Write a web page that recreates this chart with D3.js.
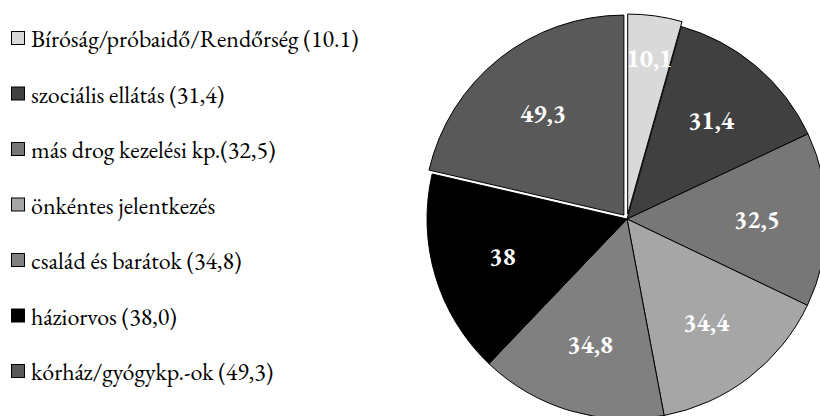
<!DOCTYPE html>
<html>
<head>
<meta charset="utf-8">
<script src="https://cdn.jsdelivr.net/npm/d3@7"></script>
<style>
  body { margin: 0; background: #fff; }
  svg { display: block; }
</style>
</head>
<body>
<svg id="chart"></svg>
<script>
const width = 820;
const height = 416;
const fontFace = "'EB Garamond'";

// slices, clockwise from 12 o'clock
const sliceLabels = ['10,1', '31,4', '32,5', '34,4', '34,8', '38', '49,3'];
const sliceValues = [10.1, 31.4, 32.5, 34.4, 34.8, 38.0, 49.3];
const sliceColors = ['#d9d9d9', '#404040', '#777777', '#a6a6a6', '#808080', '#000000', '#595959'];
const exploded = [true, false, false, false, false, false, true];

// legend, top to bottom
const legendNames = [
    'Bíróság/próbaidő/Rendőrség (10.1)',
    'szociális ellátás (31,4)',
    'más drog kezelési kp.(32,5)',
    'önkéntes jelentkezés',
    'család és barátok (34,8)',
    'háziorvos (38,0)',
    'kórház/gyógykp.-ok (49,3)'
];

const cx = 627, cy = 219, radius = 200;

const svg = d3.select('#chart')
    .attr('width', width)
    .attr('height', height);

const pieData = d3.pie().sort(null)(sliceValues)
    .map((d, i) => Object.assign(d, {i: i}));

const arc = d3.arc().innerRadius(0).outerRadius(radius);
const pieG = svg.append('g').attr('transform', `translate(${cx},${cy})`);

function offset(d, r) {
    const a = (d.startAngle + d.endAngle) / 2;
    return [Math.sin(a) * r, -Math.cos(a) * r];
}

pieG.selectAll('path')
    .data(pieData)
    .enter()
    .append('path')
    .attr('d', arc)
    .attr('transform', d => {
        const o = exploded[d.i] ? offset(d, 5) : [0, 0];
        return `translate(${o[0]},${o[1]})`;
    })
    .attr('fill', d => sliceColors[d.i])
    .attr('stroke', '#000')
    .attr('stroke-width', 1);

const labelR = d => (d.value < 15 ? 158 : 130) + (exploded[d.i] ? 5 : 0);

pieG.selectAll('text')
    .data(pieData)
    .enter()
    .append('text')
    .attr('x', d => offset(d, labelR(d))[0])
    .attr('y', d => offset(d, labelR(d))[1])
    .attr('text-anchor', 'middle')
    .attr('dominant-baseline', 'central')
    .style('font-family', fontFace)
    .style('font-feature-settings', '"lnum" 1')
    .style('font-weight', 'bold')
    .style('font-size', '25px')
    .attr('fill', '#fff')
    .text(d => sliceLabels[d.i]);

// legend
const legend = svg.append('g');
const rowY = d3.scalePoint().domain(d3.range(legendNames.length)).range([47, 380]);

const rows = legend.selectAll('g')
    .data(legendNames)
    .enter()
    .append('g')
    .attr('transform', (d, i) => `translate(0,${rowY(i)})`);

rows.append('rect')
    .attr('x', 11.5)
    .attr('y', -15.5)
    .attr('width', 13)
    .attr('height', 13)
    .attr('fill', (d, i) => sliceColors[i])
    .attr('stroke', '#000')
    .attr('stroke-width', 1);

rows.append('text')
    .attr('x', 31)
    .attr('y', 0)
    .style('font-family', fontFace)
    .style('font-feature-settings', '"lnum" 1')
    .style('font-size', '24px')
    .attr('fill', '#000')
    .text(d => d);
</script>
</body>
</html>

# [Written problem]
Leave the pictures out and output the rest of the listing exactly.

# [Result of this task]
Write a web page that recreates this chart with D3.js.
<!DOCTYPE html>
<html>
<head>
<meta charset="utf-8">
<script src="https://cdn.jsdelivr.net/npm/d3@7"></script>
<style>
  body { margin: 0; background: #fff; }
  svg { display: block; }
</style>
</head>
<body>
<svg id="chart"></svg>
<script>
const width = 820;
const height = 416;
const fontFace = "'EB Garamond'";

// slices, clockwise from 12 o'clock
const sliceLabels = ['10,1', '31,4', '32,5', '34,4', '34,8', '38', '49,3'];
const sliceValues = [10.1, 31.4, 32.5, 34.4, 34.8, 38.0, 49.3];
const sliceColors = ['#d9d9d9', '#404040', '#777777', '#a6a6a6', '#808080', '#000000', '#595959'];
const exploded = [true, false, false, false, false, false, true];

// legend, top to bottom
const legendNames = [
    'Bíróság/próbaidő/Rendőrség (10.1)',
    'szociális ellátás (31,4)',
    'más drog kezelési kp.(32,5)',
    'önkéntes jelentkezés',
    'család és barátok (34,8)',
    'háziorvos (38,0)',
    'kórház/gyógykp.-ok (49,3)'
];

const cx = 627, cy = 219, radius = 200;

const svg = d3.select('#chart')
    .attr('width', width)
    .attr('height', height);

const pieData = d3.pie().sort(null)(sliceValues)
    .map((d, i) => Object.assign(d, {i: i}));

const arc = d3.arc().innerRadius(0).outerRadius(radius);
const pieG = svg.append('g').attr('transform', `translate(${cx},${cy})`);

function offset(d, r) {
    const a = (d.startAngle + d.endAngle) / 2;
    return [Math.sin(a) * r, -Math.cos(a) * r];
}

pieG.selectAll('path')
    .data(pieData)
    .enter()
    .append('path')
    .attr('d', arc)
    .attr('transform', d => {
        const o = exploded[d.i] ? offset(d, 5) : [0, 0];
        return `translate(${o[0]},${o[1]})`;
    })
    .attr('fill', d => sliceColors[d.i])
    .attr('stroke', '#000')
    .attr('stroke-width', 1);

const labelR = d => (d.value < 15 ? 158 : 130) + (exploded[d.i] ? 5 : 0);

pieG.selectAll('text')
    .data(pieData)
    .enter()
    .append('text')
    .attr('x', d => offset(d, labelR(d))[0])
    .attr('y', d => offset(d, labelR(d))[1])
    .attr('text-anchor', 'middle')
    .attr('dominant-baseline', 'central')
    .style('font-family', fontFace)
    .style('font-feature-settings', '"lnum" 1')
    .style('font-weight', 'bold')
    .style('font-size', '25px')
    .attr('fill', '#fff')
    .text(d => sliceLabels[d.i]);

// legend
const legend = svg.append('g');
const rowY = d3.scalePoint().domain(d3.range(legendNames.length)).range([47, 380]);

const rows = legend.selectAll('g')
    .data(legendNames)
    .enter()
    .append('g')
    .attr('transform', (d, i) => `translate(0,${rowY(i)})`);

rows.append('rect')
    .attr('x', 11.5)
    .attr('y', -15.5)
    .attr('width', 13)
    .attr('height', 13)
    .attr('fill', (d, i) => sliceColors[i])
    .attr('stroke', '#000')
    .attr('stroke-width', 1);

rows.append('text')
    .attr('x', 31)
    .attr('y', 0)
    .style('font-family', fontFace)
    .style('font-feature-settings', '"lnum" 1')
    .style('font-size', '24px')
    .attr('fill', '#000')
    .text(d => d);
</script>
</body>
</html>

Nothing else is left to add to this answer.